A few topics I’ve been reading/listening about lately. They seem connected somehow: Polyamory, alarming low birthrates across the world, the evolution of mate preference in ducks (it’s not what you may think), the emasculation of modern boys, and parents who regret having children.
Polyamory is a fancy word that refers to a lifestyle where the participants embrace the belief that more is merrier. My take is that polyamory is like sword swallowing, a demonstration you might ogle in disbelief, but not one you’d want to try for yourself. And when polyamorists aren’t having sex they’re talking about it, ceaselessly, according to one participant. You should not assume all polyamorists are pro-natalists. Pro what? Pro more babies. There seems to be a species of Groupthink that has formed into an advocacy promoting the idea that having more babies who will grow up to be super smart, and start up their own tech companies in San Francisco – and as adults make even more babies – is going to save the world. Because apparently Paul Erlich’s 1968 tocsin, The Population Bomb, turned out to be less of an explosion and more like a dud. Unless you exist in the largest slums in India, or certain places in sub-Saharan Africa. Then maybe Paul was right. But if you’re a tech-bro (or tech-sis) in San Francisco, to pay forward your genetic gift of brilliance, it behooves you to get those world-saving genes inside you, into as many new copies of yourself as possible. Be careful though. There is disquieting evidence that in developed countries as many as one in ten parents regret having children. Maybe these parents did not possess the “genetic gift” to pass on to their children that many new pro-natalists believe they have?
There is another, older species of Groupthink morally opposed to the goals of pro-natalism called – unsurprisingly – anti-natalism. Adherents of this worldview believe all humans should resist the urge to procreate; they claim that the fewer humans there are to experience the misery of this world, the better. Supposedly, the philosopher Schoepenhauer was an anti-natalist. In our modern era, certain gene determinists, people who believe that the constitution of your genome mostly determines the quality of human being you’ll become, argue that being child-free by choice represents the victory of mind over the imperative of its creator. To me, this is an illogical counter-argument they make which exposes a glaring contradiction. Namely, that the genes that make a human brain, a brain that concludes it doesn’t want children, were selected by evolution for reproductive success! If that contradiction isn’t as obvious to you as it is to me, email me, I’ll do my best to unpack it for you.

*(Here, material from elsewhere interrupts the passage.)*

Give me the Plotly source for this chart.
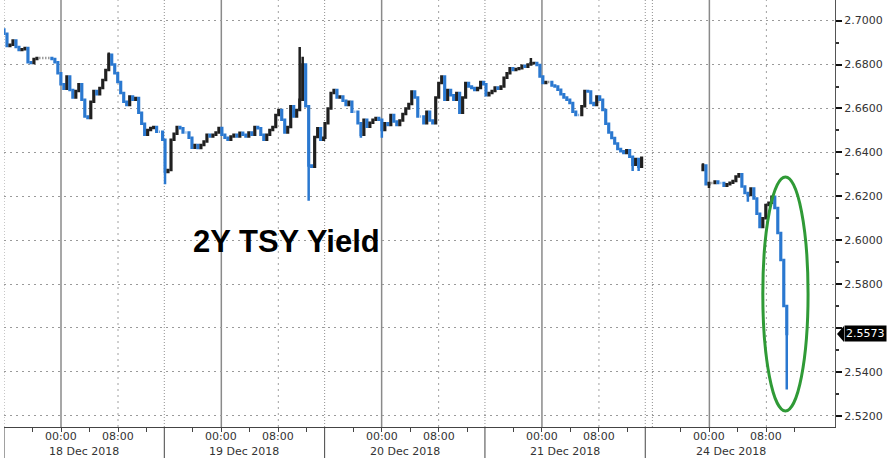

Speaking of reproduction – guess what species has the largest penis? The horse? Not even close. Simple physics explains how corkscrews work to extract a wine cork. Yet nobody – I mean nobody – knows how the Lake Duck’s corkscrew cock came to be so…well, huge and out of proportion to its body size. It’s a mystery, a marvel of biology. In the book I’m reading, the author floats the hypothesis that the serpentine vagina of the female admits only compatibly spiraled penises, so the two likely co-evolved as a means for the female to choose specific males to mate with. A drake without a suitably spiraled penis would not be able to penetrate the female far enough to deliver his seed where it needs to be to successfully fertilize her. Think lock and key. The author hypothesizes that this is the girls’ way of avoiding forced copulation with drakes she’s just not into. Forced copulation being a less inflammatory synonym that biologists use for gang rape. Because sorry to have to break it to you, but red-in-tooth-and-claw gang rape near the pond is, unfortunately for the female duck, usual
In the end, all creatures great and small, us included, are marionettes in a large circus we call life. There are real world inputs, and a creature’s experience of them. That’s it. Which circus tent you land in is not of your choosing, and has less to do with the constitution of your genome and more to do with the values of your lifelong sensory inputs, aka experiences.